DATASET EXTRACT —
******************************
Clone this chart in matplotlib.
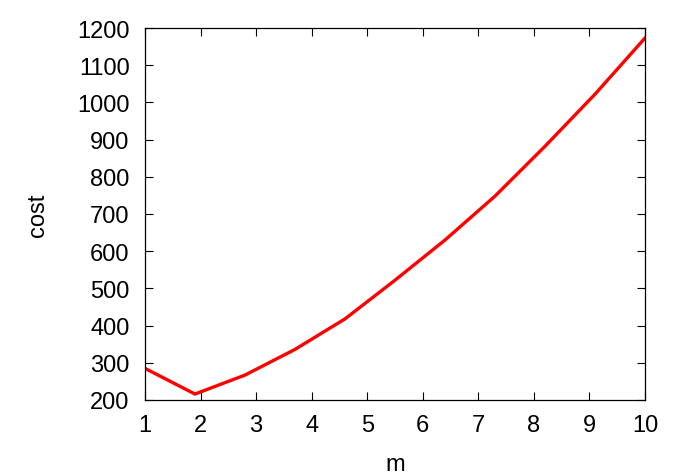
import matplotlib
matplotlib.use("Agg")
import matplotlib.pyplot as plt

m = [1.0, 1.9, 2.8, 3.7, 4.6, 5.5, 6.4, 7.3, 8.2, 9.1, 10.0]
cost = [285, 216, 267, 336, 418, 522, 630, 748, 882, 1022, 1173]

plt.rcParams['font.family'] = ['Liberation Sans', 'DejaVu Sans']
plt.rcParams['font.size'] = 17

fig = plt.figure(figsize=(6.81, 4.77), dpi=100)
ax = fig.add_axes([145 / 681, 1 - 401 / 477, 500 / 681, 372 / 477])
ax.plot(m, cost, color='#ff0000', linewidth=2.4)

ax.set_xlim(1, 10)
ax.set_ylim(200, 1200)
ax.set_xticks(range(1, 11))
ax.set_yticks(range(200, 1201, 100))
ax.tick_params(axis='y', direction='in', right=True, length=6, width=0.8, pad=11)
ax.tick_params(axis='x', direction='in', top=True, length=6, width=0.8, pad=10)
for s in ax.spines.values():
    s.set_linewidth(0.9)

ax.set_xlabel('m', labelpad=12)
ax.set_ylabel('cost', labelpad=20)

fig.savefig('out.png', dpi=100)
******************************
AIM OF THE TASK —
Copy every line of the listing containing the string "matplotlib".

COMPLETE ANSWER —
Clone this chart in matplotlib.
import matplotlib
matplotlib.use("Agg")
import matplotlib.pyplot as plt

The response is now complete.